Write out the data below in full, unchanged, minus the images.

_ _ _ _ _

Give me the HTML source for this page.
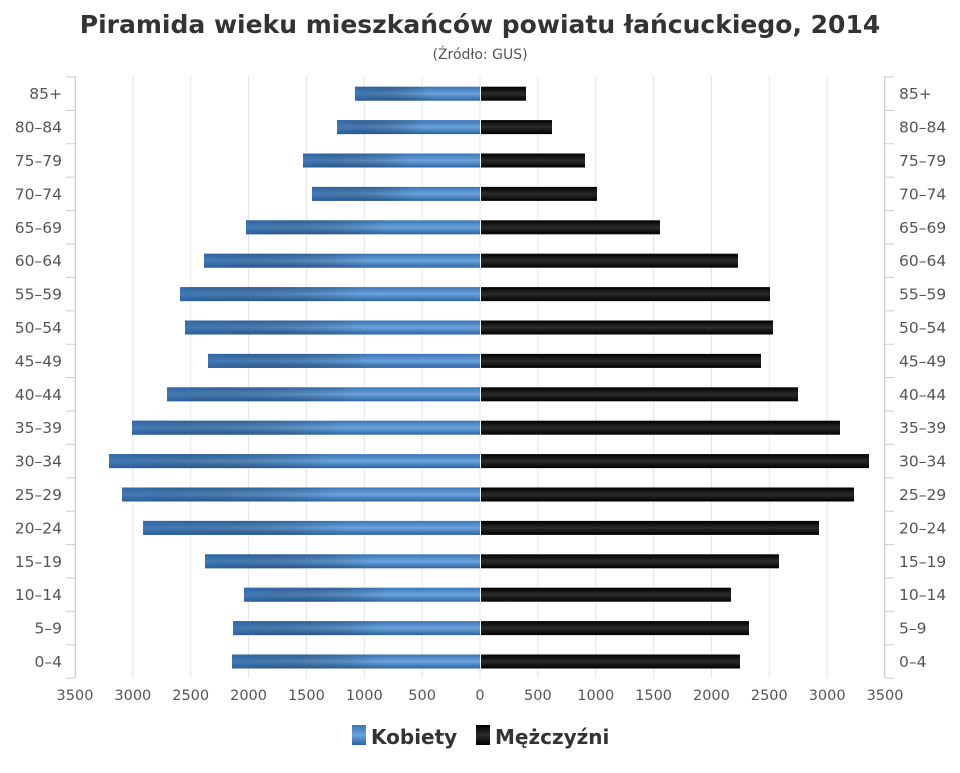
<!DOCTYPE html>
<html><head><meta charset="utf-8"><style>
body{margin:0;background:#fff;width:960px;height:768px;overflow:hidden}
svg text{font-family:"DejaVu Sans","Liberation Sans",sans-serif}
</style></head><body>
<svg id="s" width="960" height="768" xmlns="http://www.w3.org/2000/svg">
<defs>
<linearGradient id="bl" x1="0" y1="0" x2="0" y2="1">
<stop offset="0" stop-color="#3a75b5"/><stop offset="0.5" stop-color="#6aa3dc"/><stop offset="1" stop-color="#2c64a3"/></linearGradient>
<linearGradient id="bh" x1="0" y1="0" x2="1" y2="0">
<stop offset="0" stop-color="#2a5f9e" stop-opacity="0.6"/><stop offset="0.6" stop-color="#000" stop-opacity="0"/></linearGradient>
<linearGradient id="bk" x1="0" y1="0" x2="0" y2="1">
<stop offset="0" stop-color="#000"/><stop offset="0.5" stop-color="#2b2b2b"/><stop offset="1" stop-color="#000"/></linearGradient>
</defs>
<text x="480" y="33" text-anchor="middle" font-size="25" font-weight="bold" fill="#333">Piramida wieku mieszkańców powiatu łańcuckiego, 2014</text>
<text x="480" y="59" text-anchor="middle" font-size="14" fill="#555">(Źródło: GUS)</text>
<g id="g"></g>
<rect x="352" y="725" width="14" height="20" fill="url(#bl)"/>
<text x="371" y="744" font-size="20" font-weight="bold" fill="#333">Kobiety</text>
<rect x="476" y="725" width="14" height="20" fill="url(#bk)"/>
<text x="495" y="744" font-size="20" font-weight="bold" fill="#333">Mężczyźni</text>
</svg>
<script>
var g=document.getElementById('g'),h='';
var labs=['85+','80-84','75-79','70-74','65-69','60-64','55-59','50-54','45-49','40-44','35-39','30-34','25-29','20-24','15-19','10-14','5-9','0-4'];
var L=[355,337,303,312,246,204,180,185,208,167,132,109,122,143,205,244,233,232];
var R=[526,552,585,597,660,738,770,773,761,798,840,869,854,819,779,731,749,740];
var x0=480,k=57.86;
for(var i=1;i<=7;i++){h+='<line x1="'+(x0-i*k)+'" y1="76" x2="'+(x0-i*k)+'" y2="678" stroke="#e4e4e4"/>';h+='<line x1="'+(x0+i*k)+'" y1="76" x2="'+(x0+i*k)+'" y2="678" stroke="#e4e4e4"/>';}
h+='<line x1="'+x0+'" y1="76" x2="'+x0+'" y2="678" stroke="#e4e4e4"/>';
for(var i=-7;i<=7;i++){h+='<text x="'+(x0+i*k)+'" y="700" text-anchor="middle" font-size="14.5" fill="#555">'+Math.abs(i*500)+'</text>';}
h+='<line x1="75.5" y1="76" x2="75.5" y2="678" stroke="#ccc"/><line x1="884.5" y1="76" x2="884.5" y2="678" stroke="#ccc"/>';
var st=33.4,t0=77;
for(var j=0;j<=18;j++){var y=t0+j*st;h+='<line x1="66" y1="'+y+'" x2="75" y2="'+y+'" stroke="#ccc"/><line x1="885" y1="'+y+'" x2="894" y2="'+y+'" stroke="#ccc"/>';}
for(var j=0;j<18;j++){var c=t0+(j+0.5)*st;
h+='<text x="62" y="'+(c+5.5)+'" text-anchor="end" font-size="15.5" fill="#555">'+labs[j].replace('-','–')+'</text>';
h+='<text x="899" y="'+(c+5.5)+'" font-size="15.5" fill="#555">'+labs[j].replace('-','–')+'</text>';
h+='<rect x="'+L[j]+'" y="'+(c-7)+'" width="'+(x0-L[j])+'" height="14" fill="url(#bl)"/>';
h+='<rect x="'+L[j]+'" y="'+(c-7)+'" width="'+(x0-L[j])+'" height="14" fill="url(#bh)"/>';
h+='<rect x="'+(x0+1)+'" y="'+(c-7)+'" width="'+(R[j]-x0-1)+'" height="14" fill="url(#bk)"/>';}
g.innerHTML=h;
</script>
</body></html>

_ _ _ _ _

Correct output:
Give me the HTML source for this page.
<!DOCTYPE html>
<html><head><meta charset="utf-8"><style>
body{margin:0;background:#fff;width:960px;height:768px;overflow:hidden}
svg text{font-family:"DejaVu Sans","Liberation Sans",sans-serif}
</style></head><body>
<svg id="s" width="960" height="768" xmlns="http://www.w3.org/2000/svg">
<defs>
<linearGradient id="bl" x1="0" y1="0" x2="0" y2="1">
<stop offset="0" stop-color="#3a75b5"/><stop offset="0.5" stop-color="#6aa3dc"/><stop offset="1" stop-color="#2c64a3"/></linearGradient>
<linearGradient id="bh" x1="0" y1="0" x2="1" y2="0">
<stop offset="0" stop-color="#2a5f9e" stop-opacity="0.6"/><stop offset="0.6" stop-color="#000" stop-opacity="0"/></linearGradient>
<linearGradient id="bk" x1="0" y1="0" x2="0" y2="1">
<stop offset="0" stop-color="#000"/><stop offset="0.5" stop-color="#2b2b2b"/><stop offset="1" stop-color="#000"/></linearGradient>
</defs>
<text x="480" y="33" text-anchor="middle" font-size="25" font-weight="bold" fill="#333">Piramida wieku mieszkańców powiatu łańcuckiego, 2014</text>
<text x="480" y="59" text-anchor="middle" font-size="14" fill="#555">(Źródło: GUS)</text>
<g id="g"></g>
<rect x="352" y="725" width="14" height="20" fill="url(#bl)"/>
<text x="371" y="744" font-size="20" font-weight="bold" fill="#333">Kobiety</text>
<rect x="476" y="725" width="14" height="20" fill="url(#bk)"/>
<text x="495" y="744" font-size="20" font-weight="bold" fill="#333">Mężczyźni</text>
</svg>
<script>
var g=document.getElementById('g'),h='';
var labs=['85+','80-84','75-79','70-74','65-69','60-64','55-59','50-54','45-49','40-44','35-39','30-34','25-29','20-24','15-19','10-14','5-9','0-4'];
var L=[355,337,303,312,246,204,180,185,208,167,132,109,122,143,205,244,233,232];
var R=[526,552,585,597,660,738,770,773,761,798,840,869,854,819,779,731,749,740];
var x0=480,k=57.86;
for(var i=1;i<=7;i++){h+='<line x1="'+(x0-i*k)+'" y1="76" x2="'+(x0-i*k)+'" y2="678" stroke="#e4e4e4"/>';h+='<line x1="'+(x0+i*k)+'" y1="76" x2="'+(x0+i*k)+'" y2="678" stroke="#e4e4e4"/>';}
h+='<line x1="'+x0+'" y1="76" x2="'+x0+'" y2="678" stroke="#e4e4e4"/>';
for(var i=-7;i<=7;i++){h+='<text x="'+(x0+i*k)+'" y="700" text-anchor="middle" font-size="14.5" fill="#555">'+Math.abs(i*500)+'</text>';}
h+='<line x1="75.5" y1="76" x2="75.5" y2="678" stroke="#ccc"/><line x1="884.5" y1="76" x2="884.5" y2="678" stroke="#ccc"/>';
var st=33.4,t0=77;
for(var j=0;j<=18;j++){var y=t0+j*st;h+='<line x1="66" y1="'+y+'" x2="75" y2="'+y+'" stroke="#ccc"/><line x1="885" y1="'+y+'" x2="894" y2="'+y+'" stroke="#ccc"/>';}
for(var j=0;j<18;j++){var c=t0+(j+0.5)*st;
h+='<text x="62" y="'+(c+5.5)+'" text-anchor="end" font-size="15.5" fill="#555">'+labs[j].replace('-','–')+'</text>';
h+='<text x="899" y="'+(c+5.5)+'" font-size="15.5" fill="#555">'+labs[j].replace('-','–')+'</text>';
h+='<rect x="'+L[j]+'" y="'+(c-7)+'" width="'+(x0-L[j])+'" height="14" fill="url(#bl)"/>';
h+='<rect x="'+L[j]+'" y="'+(c-7)+'" width="'+(x0-L[j])+'" height="14" fill="url(#bh)"/>';
h+='<rect x="'+(x0+1)+'" y="'+(c-7)+'" width="'+(R[j]-x0-1)+'" height="14" fill="url(#bk)"/>';}
g.innerHTML=h;
</script>
</body></html>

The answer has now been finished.